There are other heat sinks that can be used, but they have problems of their own. The most efficient heat storage is the above described nitrate salts. The other proposals are more costly or have less volume specific heat capacity. One of the cheapest is concrete blocks with embedded pipes. But the structural stability of the pipes and concrete over many temperature cycles is a problem, and the mass needed is 250% of that needed using nitrate salt. For a plant the size of Andasol 1, 70,000 metric tonnes of concrete would be required. That volume takes up ground area, lowering the overall plant efficiency, and requiring more area for a given power output.

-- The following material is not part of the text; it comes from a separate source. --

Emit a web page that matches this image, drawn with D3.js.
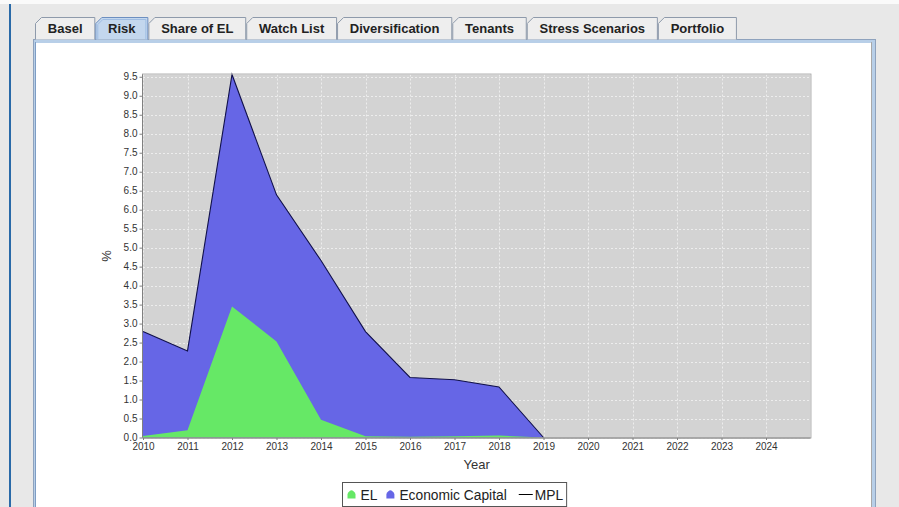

Let’s say we have beaten the above problems. We have paved 10% of four western US states with solar plants of 15% efficiency and are providing more than 30 PWh of electricity to the US, all the power we need. The problem then is that we are dumping nearly 200 PetaWh of heat into the environment, almost seven times what we are dumping now, and twice what the whole world is producing. What will happen to the temperature? The southwest US will be uninhabitable at something like 10 or 15°C hotter than at present. If the same thing is done in Europe, the rain in Spain will no longer fall anywhere. It will bring on the catastrophe that Hanson et al have been warning us will happen.
A solar power solution requires vast areas, with a high environmental cost that probably cannot be paid, and the waste heat load would make any projected CO2 warming look benign. Solar plants are not the long-term solution to our energy requirements.